先ほどの喫茶店でアイスコーヒーを一杯いただいたら、海を眺めて帰りましょうね。
こうして考えてみると、海から山に、標高0メートル地点から山の頂に登るハイキングだったわけですね。こういうルートはなかなか珍しい気がするのですが、どうなんでしょう。登山に詳しい方がいたらぜひ教えて下さい。
まとめ|初心者でも登れる大楠山ハイキングはいいぞ
次こそは富士山を見たい
山に登ったのは小学校の遠足以来でしたが、とても思い出に残るハイキングを楽しめました。

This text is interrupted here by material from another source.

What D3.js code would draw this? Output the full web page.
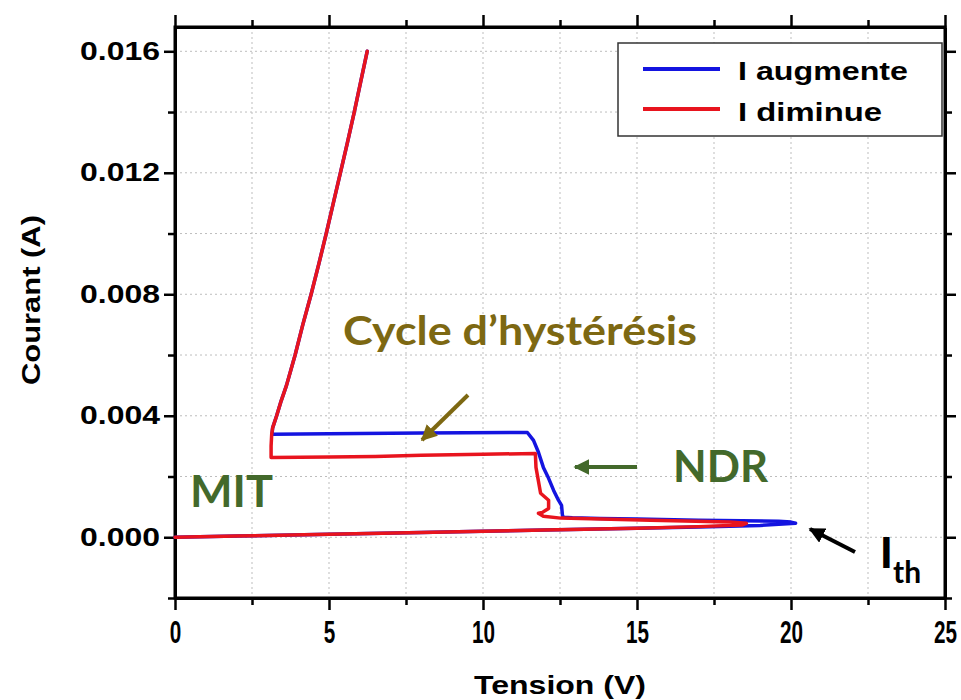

大楠山は標高241mの低い山なので登山ではない(標高差500m以上を登山というらしい)ですが、登山初心者が登山の雰囲気を味わうには十分な山だったと実感しています。
そしてまんまと「次はどこの山に登ろうか」なんて考えてしまっている自分がいます。これはやばいわ。ハマっちゃいそうですね。このまま「山はいいぞ」とツイッターで定期的に呟くおじさんになってしまうかも知れません。山おじさん。かっこいいな。
もし関東地方で山登りしてみたいけどどこから登ったら良いのか分からない、どんな装備を揃えたら良いのか分からない、できれば頂上からの眺めが良いところに登りたい、というワガママ初心者さんがいたら「大楠山ハイキングコース」はおすすめです。これはいいですよ。
大楠山のおみやげ
大楠山のヌシが言うには、夏場でも早朝などの涼しい時間だったら富士山が見えることがあるそうです。昼間に登ることになると私みたいに日差しで溶けちゃうかも知れないので、早起きが得意なら早朝を狙ってみても面白いかも知れませんね。
以上、山おじさんの大楠山ハイキングレポートでした。山はいいぞ。